Every bill creates winners and losers. Here's who stands to gain and who bears the cost.

Who Benefits

  • Federal policymakers and administrations that seek statutory backing to limit federal association with national public broadcasters — the Act codifies and expands executive-branch direction into law, giving those actors clearer authority to direct funds away from the named entities.
  • Taxpayers concerned with federal outlays for national public-media networks — the bill is structured to stop federal transfers to NPR and PBS, which proponents will point to as a reduction in federal support (implementation and savings depend on administrative action).
  • Entities and stations that do not affiliate with NPR/PBS or do not rely on CPB passthrough funding — they avoid any obligation to use federal funds to support those national organizations and may face fewer network-imposed fees or requirements.
  • Commercial and independent producers who compete with PBS- or NPR-produced content — reduced CPB-mediated purchases or station programming agreements could open room for alternative suppliers to sell content directly to stations.
  • Agency grants and legal teams — the Act gives agencies a clear statutory directive and process for reviewing and terminating funding relationships, clarifying priorities for internal compliance workflows.

Who Bears the Cost

  • National Public Radio and Public Broadcasting Service (and any successor entities) — the statute explicitly removes the ability to receive federal funds directly or indirectly through CPB-administered channels and station passthroughs.
  • Corporation for Public Broadcasting — CPB must cancel funding where possible, rewrite grant eligibility rules and monitoring processes, and absorb administrative burdens and potential contractual closeout costs.
  • Local public radio and television stations that rely on CPB grants, national programming, or dues-based services from NPR/PBS — stations could lose popular programming, face revenue shortfalls, or need to renegotiate vendor arrangements.
  • Independent journalists, program producers, and vendors who supply programming to NPR/PBS — a contraction of purchases or reduced distribution through national networks may cut revenue streams and audience reach.
  • Federal agencies and contracting/grants offices — these offices must perform inventories, legal reviews, and potentially expensive terminations or reprocurements, creating compliance costs and workload spikes.

Key Issues

The Core Tension

The central dilemma is practical: the statute seeks to end federal support for named national public-broadcasting organizations, but doing so risks hollowing out distribution and funding channels that sustain local public-media services and programming; accomplishing the prohibition without harming locally produced content, violating contracts, or triggering costly litigation requires trade-offs between policy objectives and operational realities.

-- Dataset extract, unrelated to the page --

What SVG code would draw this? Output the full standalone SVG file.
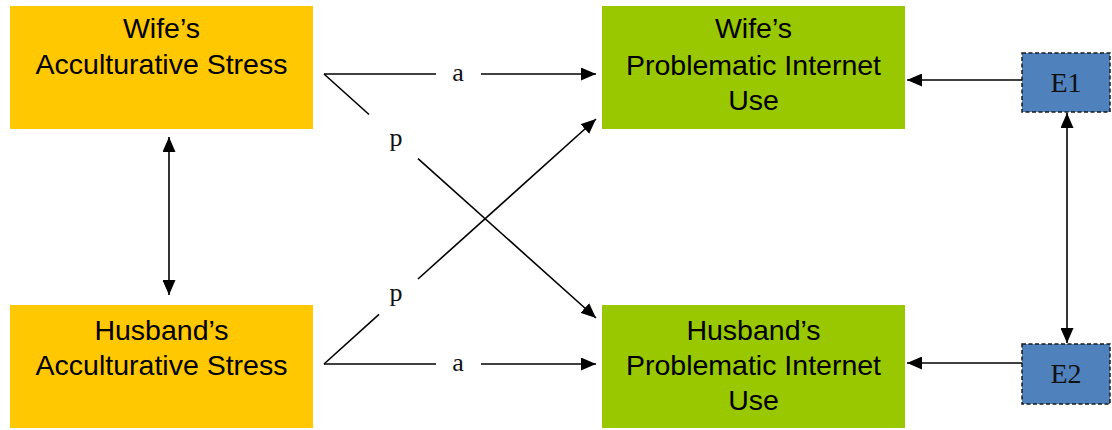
<svg xmlns="http://www.w3.org/2000/svg" width="1112" height="430" viewBox="0 0 1112 430">
<style>
.stress{fill:#FFC800;}
.piu{fill:#99C800;}
.err{fill:#4F81BD;stroke:#1a1a1a;stroke-width:1.5;stroke-dasharray:4 2.5;}
.t{font-family:"Liberation Sans",Arial,sans-serif;font-size:28.5px;fill:#000;text-anchor:middle;}
.e{font-family:"Liberation Serif","Times New Roman",serif;font-size:28px;fill:#111;text-anchor:middle;}
.lbl{font-family:"Liberation Serif","Times New Roman",serif;font-size:26px;fill:#111;text-anchor:middle;}
.ln{stroke:#000;stroke-width:1.6;fill:none;}
.arr{marker-end:url(#ah);}
.dbl{marker-start:url(#ahs);marker-end:url(#ah);}
</style>
<defs>
<marker id="ah" viewBox="0 0 15 13" refX="15" refY="6.5" markerWidth="15" markerHeight="13" markerUnits="userSpaceOnUse" orient="auto">
<path d="M0,0 L15,6.5 L0,13 Z" fill="#000"/>
</marker>
<marker id="ahs" viewBox="0 0 15 13" refX="0" refY="6.5" markerWidth="15" markerHeight="13" markerUnits="userSpaceOnUse" orient="auto">
<path d="M15,0 L0,6.5 L15,13 Z" fill="#000"/>
</marker>
</defs>
<rect width="1112" height="430" fill="#fff"/>
<g id="wife-stress">
<rect class="stress" x="10" y="6" width="303" height="123"/>
<text class="t" x="161.5" y="38">Wife’s</text>
<text class="t" x="161.5" y="74">Acculturative Stress</text>
</g>
<g id="husband-stress">
<rect class="stress" x="10" y="305" width="303" height="123"/>
<text class="t" x="161.5" y="340">Husband’s</text>
<text class="t" x="161.5" y="375">Acculturative Stress</text>
</g>
<g id="wife-piu">
<rect class="piu" x="602" y="6" width="303" height="123"/>
<text class="t" x="753.5" y="38">Wife’s</text>
<text class="t" x="753.5" y="75">Problematic Internet</text>
<text class="t" x="753.5" y="110">Use</text>
</g>
<g id="husband-piu">
<rect class="piu" x="602" y="305" width="303" height="123"/>
<text class="t" x="753.5" y="340">Husband’s</text>
<text class="t" x="753.5" y="375">Problematic Internet</text>
<text class="t" x="753.5" y="410">Use</text>
</g>
<g id="e1">
<rect class="err" x="1022" y="53" width="88" height="59"/>
<text class="e" x="1066" y="92">E1</text>
</g>
<g id="e2">
<rect class="err" x="1022" y="344" width="88" height="60"/>
<text class="e" x="1066" y="383">E2</text>
</g>
<g id="connectors">
<line class="ln" x1="324" y1="74" x2="436" y2="74"/>
<line class="ln arr" x1="481" y1="74" x2="596" y2="74"/>
<text class="lbl" x="458" y="81">a</text>
<line class="ln" x1="324" y1="364" x2="436" y2="364"/>
<line class="ln arr" x1="481" y1="364" x2="596" y2="364"/>
<text class="lbl" x="458" y="371">a</text>
<line class="ln" x1="324" y1="74" x2="369" y2="114.5"/>
<line class="ln arr" x1="418" y1="158.6" x2="596" y2="318"/>
<text class="lbl" x="396" y="146">p</text>
<line class="ln" x1="324" y1="364" x2="379" y2="314.3"/>
<line class="ln arr" x1="418" y1="279" x2="596" y2="119"/>
<text class="lbl" x="396" y="301">p</text>
<line class="ln dbl" x1="169" y1="137" x2="169" y2="295"/>
<line class="ln arr" x1="1022" y1="80" x2="907" y2="80"/>
<line class="ln arr" x1="1022" y1="363" x2="907" y2="363"/>
<line class="ln dbl" x1="1067" y1="113" x2="1067" y2="343"/>
</g>
</svg>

The bill's repeated qualification that agencies and CPB act "to the maximum extent allowed by law" is consequential. It signals an expectation to cut funding but acknowledges contract, statutory, and constitutional limits.

Existing multi-year contracts, license agreements, and inter-station barter arrangements may not be terminable without payment or negotiated closeouts; agencies and CPB will need legal analyses and budget authority to absorb transition costs. That gap between statutory intent and legal/contractual reality is the most immediate implementation challenge.

Tracing "indirect" funding creates a second major difficulty. The statute gives examples—dues and programming purchases—but does not define the outer boundaries of indirect support.

Stations commonly engage in complex content-sharing, underwriting, and in-kind exchanges; determining which arrangements fall inside the ban will require granular audits and new compliance rules. The law dispenses with a private right of action, which reduces litigation avenues for third parties seeking enforcement, but it does not immunize the statute from constitutional or administrative-law challenges by affected entities.

Finally, the policy trade-offs include potential reductions in nationally syndicated original programming and economies of scale, which could decrease content diversity even as the bill achieves its aim of severing federal ties with specific national organizations.